If it’s any consolation, in SADC we are less restrictive on land rights than Zimbabwe (117th), Madagascar (114th), Mozambique (105th), Malawi (97th) and Zambia (92nd).
The negative investor confidence impact on such rankings is huge, given that property rights are a key indicator of economic success and political stability.

Weak property rights systems
In the report, released this week by Property Rights Alliance, renowned economist Hernando De Soto said; “Weak property rights systems not only blind economies from realising the immense hidden capital of their entrepreneurs, but they withhold them from other benefits as evidenced through the powerful correlations in this year’s Index: human freedom, economic liberty, perception of corruption, civic activism, and even the ability to be connected to the internet, to name a few.”
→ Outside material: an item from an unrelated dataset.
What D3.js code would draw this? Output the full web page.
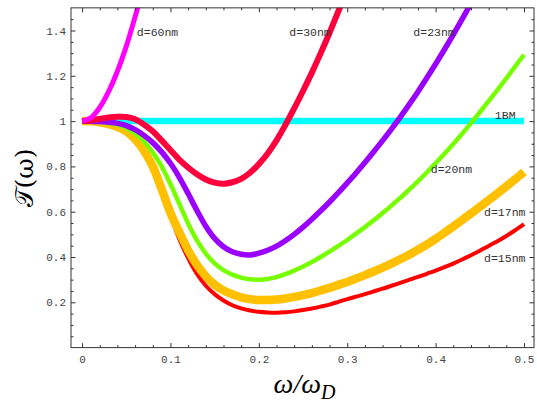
<!DOCTYPE html>
<html lang="en">
<head>
    <meta charset="UTF-8">
    <title>Transmission</title>
    <script src="https://d3js.org/d3.v7.min.js"></script>
</head>
<body>
<div id='chart'>
    <svg></svg>
</div>
</body>

<style>
    body {
        margin: 0;
        background: #fff;
    }

    path.curve {
        fill: none;
        stroke-linejoin: round;
    }

    .tick text {
        font-family: "Liberation Mono", "DejaVu Sans Mono", monospace;
        font-size: 11px;
        fill: #444;
    }

    .tick line {
        stroke: #333;
    }

    text.note {
        font-family: "Liberation Mono", "DejaVu Sans Mono", monospace;
        font-size: 11.5px;
        fill: #333;
    }
</style>

<script>
    // frequency grid (omega / omega_D)
    const omega = [0, 0.01, 0.02, 0.03, 0.04, 0.05, 0.06, 0.07, 0.08, 0.09,
        0.1, 0.11, 0.12, 0.13, 0.14, 0.15, 0.16, 0.17, 0.18, 0.19,
        0.2, 0.21, 0.22, 0.23, 0.24, 0.25, 0.26, 0.27, 0.28, 0.29,
        0.3, 0.31, 0.32, 0.33, 0.34, 0.35, 0.36, 0.37, 0.38, 0.39,
        0.4, 0.41, 0.42, 0.43, 0.44, 0.45, 0.46, 0.47, 0.48, 0.49, 0.5];

    const bulk = [1, 1, 1, 1, 1, 1, 1, 1, 1, 1, 1, 1, 1, 1, 1, 1, 1, 1, 1, 1, 1, 1, 1, 1, 1, 1,
        1, 1, 1, 1, 1, 1, 1, 1, 1, 1, 1, 1, 1, 1, 1, 1, 1, 1, 1, 1, 1, 1, 1, 1, 1];

    const d15 = [1, 0.999, 0.995, 0.986, 0.972, 0.95, 0.915, 0.862, 0.79, 0.692,
        0.582, 0.48, 0.395, 0.325, 0.273, 0.236, 0.208, 0.187, 0.173, 0.164,
        0.158, 0.155, 0.154, 0.156, 0.16, 0.166, 0.173, 0.181, 0.19, 0.202,
        0.214, 0.225, 0.236, 0.248, 0.26, 0.273, 0.286, 0.299, 0.312, 0.326,
        0.34, 0.355, 0.371, 0.389, 0.408, 0.428, 0.449, 0.47, 0.493, 0.518, 0.545];

    const d17 = [1, 0.999, 0.995, 0.987, 0.975, 0.955, 0.92, 0.87, 0.8, 0.7,
        0.595, 0.51, 0.43, 0.365, 0.315, 0.278, 0.252, 0.235, 0.222, 0.214,
        0.21, 0.21, 0.212, 0.217, 0.224, 0.232, 0.241, 0.252, 0.264, 0.277,
        0.29, 0.305, 0.32, 0.336, 0.353, 0.371, 0.39, 0.41, 0.432, 0.455,
        0.48, 0.507, 0.535, 0.563, 0.592, 0.621, 0.651, 0.681, 0.712, 0.743, 0.775];

    const d20 = [1, 0.999, 0.997, 0.992, 0.985, 0.97, 0.945, 0.91, 0.862, 0.8,
        0.722, 0.635, 0.548, 0.473, 0.415, 0.372, 0.342, 0.322, 0.309, 0.302,
        0.3, 0.303, 0.311, 0.324, 0.34, 0.358, 0.378, 0.4, 0.424, 0.449,
        0.475, 0.503, 0.532, 0.562, 0.594, 0.627, 0.661, 0.697, 0.734, 0.773,
        0.814, 0.856, 0.899, 0.944, 0.991, 1.039, 1.088, 1.138, 1.189, 1.241, 1.293];

    const d23 = [1, 0.999, 0.998, 0.995, 0.99, 0.98, 0.962, 0.937, 0.905, 0.864,
        0.814, 0.752, 0.68, 0.605, 0.536, 0.482, 0.445, 0.423, 0.412, 0.409,
        0.417, 0.43, 0.448, 0.472, 0.5, 0.532, 0.567, 0.604, 0.643, 0.684,
        0.727, 0.771, 0.817, 0.865, 0.914, 0.965, 1.018, 1.073, 1.13, 1.19,
        1.252, 1.316, 1.382, 1.45, 1.52];

    const d30 = [1, 1.004, 1.01, 1.016, 1.019, 1.018, 1.008, 0.985, 0.955, 0.915,
        0.872, 0.83, 0.795, 0.765, 0.742, 0.728, 0.723, 0.73, 0.745, 0.772,
        0.81, 0.857, 0.915, 0.983, 1.056, 1.133, 1.214, 1.3, 1.39, 1.485, 1.58];

    const d60 = [1, 1.015, 1.06, 1.13, 1.22, 1.33, 1.46, 1.6];

    const seriesNames = ['1BM', 'd=15nm', 'd=17nm', 'd=20nm', 'd=23nm', 'd=30nm', 'd=60nm'];
    const seriesValues = [bulk, d15, d17, d20, d23, d30, d60];
    const seriesColors = ['#00ffff', '#ff0000', '#ffc000', '#77ff00', '#9900ff', '#ff003c', '#ff00ff'];
    const seriesWidths = [6.5, 4, 8.5, 4.5, 5.5, 6, 5];

    const xMajor = [0, 0.1, 0.2, 0.3, 0.4, 0.5];
    const xMinor = [0.02, 0.04, 0.06, 0.08, 0.12, 0.14, 0.16, 0.18, 0.22, 0.24, 0.26, 0.28,
        0.32, 0.34, 0.36, 0.38, 0.42, 0.44, 0.46, 0.48];
    const yMajor = [0.2, 0.4, 0.6, 0.8, 1, 1.2, 1.4];
    const yMinor = [0.05, 0.1, 0.15, 0.25, 0.3, 0.35, 0.45, 0.5, 0.55, 0.65, 0.7, 0.75,
        0.85, 0.9, 0.95, 1.05, 1.1, 1.15, 1.25, 1.3, 1.35, 1.45];

    // in-plot labels: text, omega, value at left/middle of the text
    const labelText = ['d=60nm', 'd=30nm', 'd=23nm', '1BM', 'd=20nm', 'd=17nm', 'd=15nm'];
    const labelOmega = [0.062, 0.2345, 0.3748, 0.467, 0.3945, 0.4548, 0.4548];
    const labelValue = [1.395, 1.395, 1.395, 1.027, 0.787, 0.597, 0.394];

    const width = 537;
    const height = 403;

    const svg = d3.select('svg')
        .attr('width', width)
        .attr('height', height)
        .style('display', 'block');

    const x = d3.scaleLinear().domain([-0.0125, 0.5113]).range([71, 534]);
    const y = d3.scaleLinear().domain([0, 1.5]).range([347.6, 7.85]);
    const fmt = d3.format('~g');

    const plotBottom = y.range()[0];
    const plotTop = y.range()[1];
    const plotLeft = x.range()[0];
    const plotRight = x.range()[1];

    svg.append('clipPath')
        .attr('id', 'plot-clip')
        .append('rect')
        .attr('x', plotLeft)
        .attr('y', plotTop)
        .attr('width', plotRight - plotLeft)
        .attr('height', plotBottom - plotTop);

    // curves
    const line = d3.line()
        .x(d => x(d[0]))
        .y(d => y(d[1]))
        .curve(d3.curveCatmullRom.alpha(0.5));

    const gCurves = svg.append('g').attr('clip-path', 'url(#plot-clip)');

    seriesValues.forEach((vals, i) => {
        gCurves.append('path')
            .attr('class', 'curve')
            .attr('stroke', seriesColors[i])
            .attr('stroke-width', seriesWidths[i])
            .attr('d', line(vals.map((v, k) => [omega[k], v])));
    });

    // frame and ticks
    function addAxis(axis, tf, labels) {
        const g = svg.append('g').attr('transform', tf).call(axis);
        g.select('.domain').remove();
        if (!labels) g.selectAll('text').remove();
        return g;
    }

    addAxis(d3.axisBottom(x).tickValues(xMajor).tickSize(-4.5).tickPadding(8).tickFormat(fmt),
        `translate(0,${plotBottom})`, true);
    addAxis(d3.axisBottom(x).tickValues(xMinor).tickSize(-2.5), `translate(0,${plotBottom})`, false);
    addAxis(d3.axisTop(x).tickValues(xMajor).tickSize(-4.5), `translate(0,${plotTop})`, false);
    addAxis(d3.axisTop(x).tickValues(xMinor).tickSize(-2.5), `translate(0,${plotTop})`, false);

    addAxis(d3.axisLeft(y).tickValues(yMajor).tickSize(-4.5).tickPadding(5).tickFormat(fmt),
        `translate(${plotLeft},0)`, true);
    addAxis(d3.axisLeft(y).tickValues(yMinor).tickSize(-2.5), `translate(${plotLeft},0)`, false);
    addAxis(d3.axisRight(y).tickValues(yMajor).tickSize(-4.5), `translate(${plotRight},0)`, false);
    addAxis(d3.axisRight(y).tickValues(yMinor).tickSize(-2.5), `translate(${plotRight},0)`, false);

    svg.append('rect')
        .attr('x', plotLeft)
        .attr('y', plotTop)
        .attr('width', plotRight - plotLeft)
        .attr('height', plotBottom - plotTop)
        .attr('fill', 'none')
        .attr('stroke', '#333')
        .attr('stroke-width', 1);

    // curve labels
    labelText.forEach((t, i) => {
        svg.append('text')
            .attr('class', 'note')
            .attr('x', x(labelOmega[i]))
            .attr('y', y(labelValue[i]))
            .attr('dy', '0.35em')
            .text(t);
    });

    // axis titles
    const xTitle = svg.append('text')
        .attr('x', (plotLeft + plotRight) / 2 + 2)
        .attr('y', 393)
        .attr('text-anchor', 'middle')
        .style('font-family', '"Liberation Serif", "DejaVu Serif", serif')
        .style('font-style', 'italic')
        .style('font-size', '28px')
        .style('fill', '#000');
    xTitle.append('tspan').text('ω/ω');
    xTitle.append('tspan').attr('dy', 6).style('font-size', '20px').text('D');

    svg.append('text')
        .attr('transform', 'translate(33,178) rotate(-90)')
        .attr('text-anchor', 'middle')
        .style('font-family', '"DejaVu Serif", "Liberation Serif", serif')
        .style('font-size', '25px')
        .style('fill', '#000')
        .text('𝒯(ω)');
</script>
</html>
A South African political party, the Freedom Front Plus (FF+), members have come out to confess that the land they possess was obtained by concession from our ancestors. They now want to give it back to its rightful owners.
However, even though the prospects of finally getting our land back from the Afrikaners look promising, as ignited by a visit to His Majesty the King by the FF+, we may need to put celebrations on hold for a while.
The immediate challenge for us is how we address the impact of the land expropriation move by the SA government on our economy. Otherwise, the desired cost of living adjustment by public sector associations will serve as a source of conflict if rejected and a catalyst for financial ruin if granted.